Dr. Bashir Jamoh, Director-General of the Nigerian Maritime Administration and Safety Agency (NIMASA), stated this while hosting a delegation from the European Union, led by Ambassador Nicolas Martinez, Senior Coordinator for the Gulf of Guinea, on a working visit to inspect Deep Blue Project assets at the Nigerian Navy Diving School.

The International Maritime Bureau (IMB) recently removed Nigeria from the piracy list, according to Jamoh, as a consequence of the combined efforts of many stakeholders both inside and outside the country.

He went on to say that better intelligence gathering and sharing among all stakeholders contributed significantly to the current results in the country.

“Our Deep Blue Project, the SPOMO Act enacted by the National Assembly, the convictions of criminals under the SPOMO Act, the commitment of the Nigerian Navy and other military arms of the Nigerian Armed Forces, not forgetting the support from the international community, all led to the reduction of piracy in the Gulf of Guinea,” he said.
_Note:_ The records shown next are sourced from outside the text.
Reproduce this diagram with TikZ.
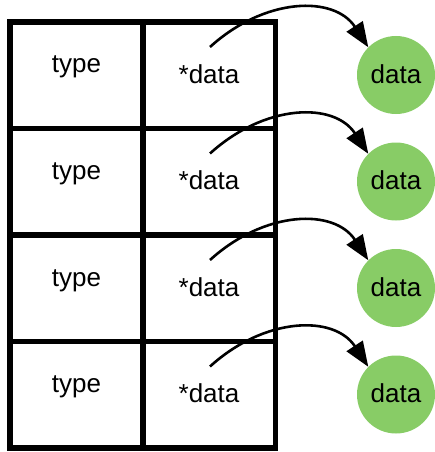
\documentclass[tikz,border=0pt]{standalone}
\usepackage{fontspec}
\setmainfont{Liberation Sans}
\usetikzlibrary{arrows.meta}
\definecolor{leaf}{HTML}{88CC66}
\tikzset{
  cell/.style={draw=black, line width=5.5pt, minimum width=133pt, minimum height=106.5pt, inner sep=0pt, rectangle},
  lbl/.style={font=\fontsize{26}{30}\selectfont, anchor=base, inner sep=0pt},
  blob/.style={circle, fill=leaf, minimum size=78pt, inner sep=0pt},
  ptr/.style={line width=2.6pt, -{Triangle[length=25pt,width=19pt]}}
}
\begin{document}
\begin{tikzpicture}[x=1pt,y=-1pt]
\useasboundingbox (0,0) rectangle (434,452);
\foreach \k in {0,1,2,3}{
  \pgfmathsetmacro{\top}{22+106.5*\k}
  \node[cell] (t\k) at (76.5,\top+53.25) {};
  \node[cell] (p\k) at (209,\top+53.25) {};
  \node[lbl] (tl\k) at (76.5,\top+51) {type};
  \node[lbl] (pl\k) at (209,\top+61) {*data};
  \node[blob] (d\k) at (396,\top+53) {};
  \node[lbl] (dl\k) at (396,\top+61) {data};
  \coordinate (s\k) at (210,\top+25);
  \draw[ptr] (s\k) .. controls +(55,-50) and +(-34,-52) .. (d\k.135);
}
\end{tikzpicture}
\end{document}
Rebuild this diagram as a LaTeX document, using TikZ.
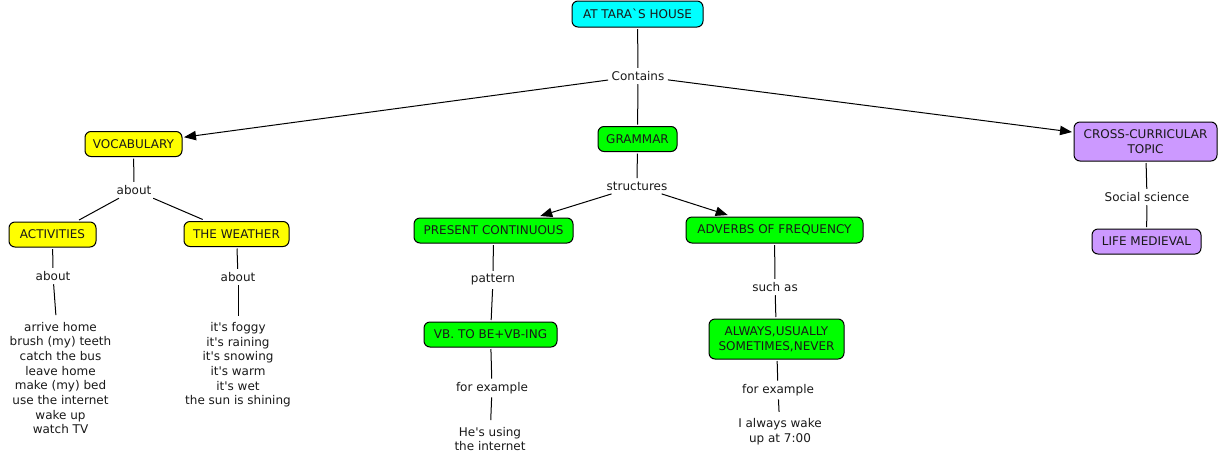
\documentclass[tikz,border=0pt]{standalone}
\usepackage{fontspec}
\setmainfont{DejaVu Sans}[Ligatures=TeXOff]
\usetikzlibrary{arrows.meta}
\definecolor{cyanbox}{RGB}{0,255,255}
\definecolor{yellowbox}{RGB}{255,255,0}
\definecolor{greenbox}{RGB}{0,255,0}
\definecolor{purplebox}{RGB}{204,153,255}
\definecolor{boxtext}{RGB}{25,25,25}
\tikzset{
  concept/.style={draw=black, line width=0.75pt, rounded corners=4.5pt, align=center,
    inner sep=1pt, outer sep=1.5pt, text=boxtext,
    font=\fontsize{9}{11}\selectfont, minimum height=18.75pt},
  linklabel/.style={inner sep=2.5pt, font=\fontsize{9}{11}\selectfont, align=center, text=boxtext},
  plaintext/.style={inner sep=5pt, font=\fontsize{9}{11}\selectfont, align=center, text=boxtext},
  conn/.style={line width=0.75pt},
  arr/.style={line width=0.75pt, -{Triangle[length=9pt,width=7pt]}},
}
\begin{document}
\begin{tikzpicture}[x=0.75pt,y=-0.75pt]
\useasboundingbox (0,0) rectangle (1219,461);
% concepts
\node[concept, fill=cyanbox, minimum width=98.25pt, minimum height=19.5pt] (title) at (637.5,14) {AT TARA`S HOUSE};
\node[concept, fill=greenbox, minimum width=59.25pt] (grammar) at (637.5,139) {GRAMMAR};
\node[concept, fill=yellowbox, minimum width=72.75pt] (vocab) at (133.5,144) {VOCABULARY};
\node[concept, fill=purplebox, minimum width=107.25pt, minimum height=29.25pt] (cross) at (1145.5,141.5) {CROSS-CURRICULAR\\TOPIC};
\node[concept, fill=yellowbox, minimum width=65.25pt] (activities) at (52.5,234.5) {ACTIVITIES};
\node[concept, fill=yellowbox, minimum width=78.75pt] (weather) at (236.5,234) {THE WEATHER};
\node[concept, fill=greenbox, minimum width=119.25pt] (prescont) at (493.5,230.5) {PRESENT CONTINUOUS};
\node[concept, fill=greenbox, minimum width=132.75pt, minimum height=19.5pt] (adverbs) at (774.5,230) {ADVERBS OF FREQUENCY};
\node[concept, fill=greenbox, minimum width=99.75pt] (vb) at (490.5,334.5) {VB. TO BE+VB-ING};
\node[concept, fill=greenbox, minimum width=101.25pt, minimum height=30pt] (always) at (776.5,339) {ALWAYS,USUALLY\\SOMETIMES,NEVER};
\node[concept, fill=purplebox, minimum width=81.75pt] (life) at (1146.5,241.5) {LIFE MEDIEVAL};
% link labels
\node[linklabel] (contains) at (638,76) {Contains};
\node[linklabel] (aboutv) at (134,190) {about};
\node[linklabel] (abouta) at (53,276) {about};
\node[linklabel] (aboutw) at (238,277) {about};
\node[linklabel] (structures) at (637,186) {structures};
\node[linklabel] (pattern) at (493,280) {pattern};
\node[linklabel] (forex1) at (492,388) {for example};
\node[linklabel] (suchas) at (775,287) {such as};
\node[linklabel] (forex2) at (778,390) {for example};
\node[linklabel] (social) at (1147,197) {Social science};
% plain texts
\node[plaintext] (actlist) at (60.5,378) {arrive home\\brush (my) teeth\\catch the bus\\leave home\\make (my) bed\\use the internet\\wake up\\watch TV};
\node[plaintext] (weatherlist) at (238,365) {it's foggy\\it's raining\\it's snowing\\it's warm\\it's wet\\the sun is shining};
\node[plaintext] (heusing) at (490,439) {He's using\\the internet};
\node[plaintext] (iwake) at (780,432) {I always wake\\up at 7:00};
% connectors
\draw[conn] (title) -- (contains);
\draw[arr] (contains) -- (vocab);
\draw[conn] (contains) -- (grammar);
\draw[arr] (contains) -- (cross);
\draw[conn] (vocab) -- (aboutv);
\draw[conn] (aboutv) -- (activities);
\draw[conn] (aboutv) -- (weather);
\draw[conn] (activities) -- (abouta);
\draw[conn] (abouta) -- (actlist);
\draw[conn] (weather) -- (aboutw);
\draw[conn] (aboutw) -- (weatherlist);
\draw[conn] (grammar) -- (structures);
\draw[arr] (structures) -- (prescont);
\draw[arr] (structures) -- (adverbs);
\draw[conn] (prescont) -- (pattern);
\draw[conn] (pattern) -- (vb);
\draw[conn] (vb) -- (forex1);
\draw[conn] (forex1) -- (heusing);
\draw[conn] (adverbs) -- (suchas);
\draw[conn] (suchas) -- (always);
\draw[conn] (always) -- (forex2);
\draw[conn] (forex2) -- (iwake);
\draw[conn] (cross) -- (social);
\draw[conn] (social) -- (life);
\end{tikzpicture}
\end{document}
Martinez, for one, commended the Nigerian government for taking the lead in the Gulf of Guinea in the fight against marine crime, which has generated positive results.

He stated that the EU remains a committed partner to the Gulf of Guinea region, and that it will continue to provide extensive and targeted assistance to strengthen critical aspects of the Yaoundé security architecture, while cementing the long-standing relationship between ECOWAS member states such as Nigeria and the EU.

In recent developments also Chinweizu Amuta, a NIMASA Public Relations Officer, has decried the underfunding and neglect of the fishing industry over the years, leaving it vulnerable to illegal fishing exploitation by foreign vessels, particularly those from China, the European Union, and Belize, which have all illegally exploited Nigerian waters.

Despite the significant contribution that fishing contributes to Nigerians’ livelihoods, according to the House of Representatives, the government loses $70 million each year to illegal fishing.

He cited the loss of license payments, tax money, and the value that could have accrued from legitimate fishing by local vessels as examples.

“The inherent nature of illegal, unreported, and unregulated (IUU) fishing makes it almost impossible to accurately quantify the full global economic impacts resulting from these activities.

“Like most countries in West Africa, Nigeria’s coastal waters contain diverse species of fish, which contribute to the food and economic security of its people. Small-scale fishing operations contribute 80 per cent of locally produced fish and support the livelihoods of 24 million Nigerians with around 73 per cent of those involved in fisheries in Nigeria, being women,” he said.

He went on to say that the NIMASA has taken a more holistic and collaborative approach to fisheries crime in recent years.

Amuta went on to say that after recognizing the necessity for a national maritime security plan to guide and enable inter-agency and regional cooperation,  the agency’s Deep Blue Project included countering IUU fishing as part of its remit.

He also revealed that the nation’s seas will be  safeguarded by deep blue assets from pollution, exploitation, and illegal fishing by unlicensed local and foreign operators.